What shows through in these pages, well beyond the drunken sprees and academic slapstick, is Newman’s love of being a writer. Specifically, his love of being a writer in Pittsburgh. I can count on one hand the number of books I’ve read that have rendered our city as beautifully, and with as much emotional resonance, as Raymond Carver does. Newman pretty much sums it up when he writes:
“If I could, I would plant myself in this room, in this wall, in this city. You can be anything in Pittsburgh, a stripper, a writer, a student, a bartender, or something else, or everything else, all of it at once, and no one cares, or if they care, they mean it, it’s love. For one hundred years, men walked into fire and made steel. In Pittsburgh, you are tough or you are not. You write or you don’t write. You start hearts or allow hearts to wind down like old clocks. I almost never think about what Pittsburgh means because I know it. I have known it my whole life. There were men and women, and they worked. What we have now is made from that.”
by Michael Chabon
Speaking of favorite sons of the Pittsburgh writing scene, Michael Chabon has returned with a new novel — and I admit I’m flummoxed. This tale of two record-shop owners at the dawn of the big-box store era and their travails as they attempt to ward off the impending arrival of a megastore in their down-at-heel yet colorful neighborhood, Brokeland, is a rickety scaffolding lacking enough foundation to hold up the velvet acreage of purple prose lavished upon it by the author.

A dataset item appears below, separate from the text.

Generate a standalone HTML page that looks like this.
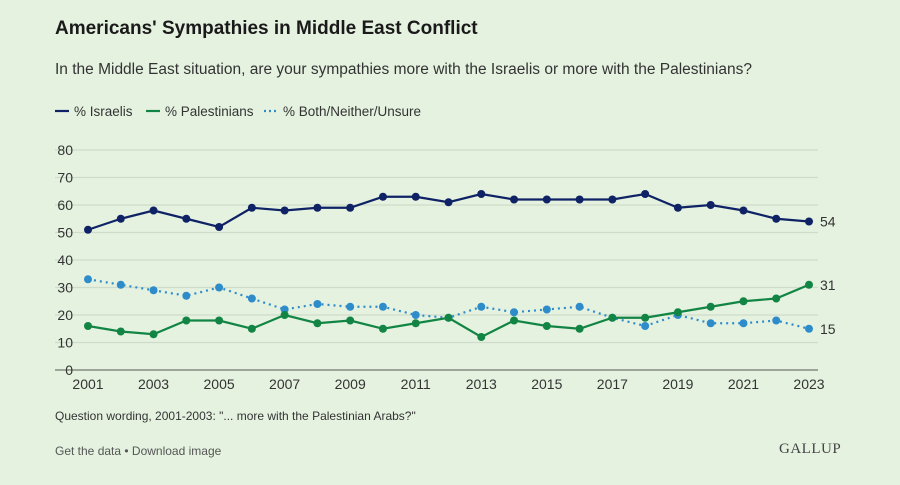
<!DOCTYPE html>
<html><head><meta charset="utf-8"><style>
body{margin:0;width:900px;height:485px;background:#e5f2e0;font-family:"Liberation Sans",sans-serif;overflow:hidden;position:relative}
.t{position:absolute;left:55px;top:18px;font-size:19px;font-weight:bold;color:#1a1a1a}
.s{position:absolute;left:55px;top:61px;font-size:15.5px;color:#333}
.n{position:absolute;left:55px;top:409px;font-size:12px;color:#333}
.f{position:absolute;left:55px;top:444px;font-size:12px;color:#555}
.g{position:absolute;left:779px;top:441px;font-family:"Liberation Serif",serif;font-size:15px;color:#444;letter-spacing:.5px}
svg{position:absolute;left:0;top:0}
</style></head><body>
<div class="t">Americans' Sympathies in Middle East Conflict</div>
<div class="s">In the Middle East situation, are your sympathies more with the Israelis or more with the Palestinians?</div>
<div class="n">Question wording, 2001-2003: "... more with the Palestinian Arabs?"</div>
<div class="f">Get the data • Download image</div>
<div class="g">GALLUP</div>
<svg id="c" width="900" height="485"></svg>
<script>
const years=[2001,2002,2003,2004,2005,2006,2007,2008,2009,2010,2011,2012,2013,2014,2015,2016,2017,2018,2019,2020,2021,2022,2023];
const israelis=[51,55,58,55,52,59,58,59,59,63,63,61,64,62,62,62,62,64,59,60,58,55,54];
const palestinians=[16,14,13,18,18,15,20,17,18,15,17,19,12,18,16,15,19,19,21,23,25,26,31];
const both=[33,31,29,27,30,26,22,24,23,23,20,19,23,21,22,23,19,16,20,17,17,18,15];
const yTicks=[0,10,20,30,40,50,60,70,80];
const xTicks=[2001,2003,2005,2007,2009,2011,2013,2015,2017,2019,2021,2023];
const NS='http://www.w3.org/2000/svg',svg=document.getElementById('c');
const x=v=>88+(v-2001)*(809-88)/22, y=v=>370-v*2.75;
function mk(t,a,p){const e=document.createElementNS(NS,t);for(const k in a)e.setAttribute(k,a[k]);(p||svg).appendChild(e);return e;}
yTicks.forEach(v=>{
 const l=mk('line',{x1:55,x2:818,y1:y(v),y2:y(v),stroke:v==0?'#555':'#cfdcc9','stroke-width':v==0?1:1.2});
 
 
 const t=mk('text',{x:73,y:y(v)+5,'text-anchor':'end','font-size':14,fill:'#333'});t.textContent=v;
 
 
});
xTicks.forEach(v=>{
 const t=mk('text',{x:x(v),y:389,'text-anchor':'middle','font-size':14,fill:'#333'});t.textContent=v;
 
 
});
const series=[[israelis,'#0e2265','','israelis'],[both,'#2e8ccb','2 4','both-neither-unsure'],[palestinians,'#128544','','palestinians']];
series.forEach(([d,c,dash,nm])=>{
 const g=mk('g',{});
 
 
 const p=mk('polyline',{points:d.map((v,i)=>x(years[i])+','+y(v)).join(' '),fill:'none',stroke:c,'stroke-width':2.2,'stroke-dasharray':dash},g);
 
 
 d.forEach((v,i)=>{const ci=mk('circle',{cx:x(years[i]),cy:y(v),r:4,fill:c},g);
  
  });
 const lb=mk('text',{x:820,y:y(d[d.length-1])+5,'font-size':14,fill:'#333'});lb.textContent=d[d.length-1];
 
 
});
const leg=[['% Israelis','#0e2265','',55],['% Palestinians','#128544','',146],['% Both/Neither/Unsure','#2e8ccb','2 3',264]];
leg.forEach(([t,c,dash,lx])=>{
 const l=mk('line',{x1:lx,x2:lx+14,y1:111,y2:111,stroke:c,'stroke-width':2.2,'stroke-dasharray':dash});
 
 
 const tx=mk('text',{x:lx+19,y:116,'font-size':13.5,fill:'#333'});tx.textContent=t;
 
 
});
</script>
</body></html>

By rights, I should love Telegraph Avenue (it is a definite improvement over the Borscht-belt Chandlerisms of his last novel). The whole thing reads like it’s the love child of George Pelecanos and Jonathan Lethem, dropping more arcane pop culture and verbiage than an even more hopped-up Tarantino. But I don’t love it. Characters all speak and think in the same 1970s Marvel Comics and blaxploitation metaphors, even though there’s no reason for some of these characters to do so. From page to page, the verbal fireworks go from distractingly pretty to suffocatingly abstruse.
Ultimately, the characters end up serving the language rather than the other way around. This is not to say there aren’t things here to like. I just wish Chabon would throttle down and allow his characters, and his readers, to breathe a little.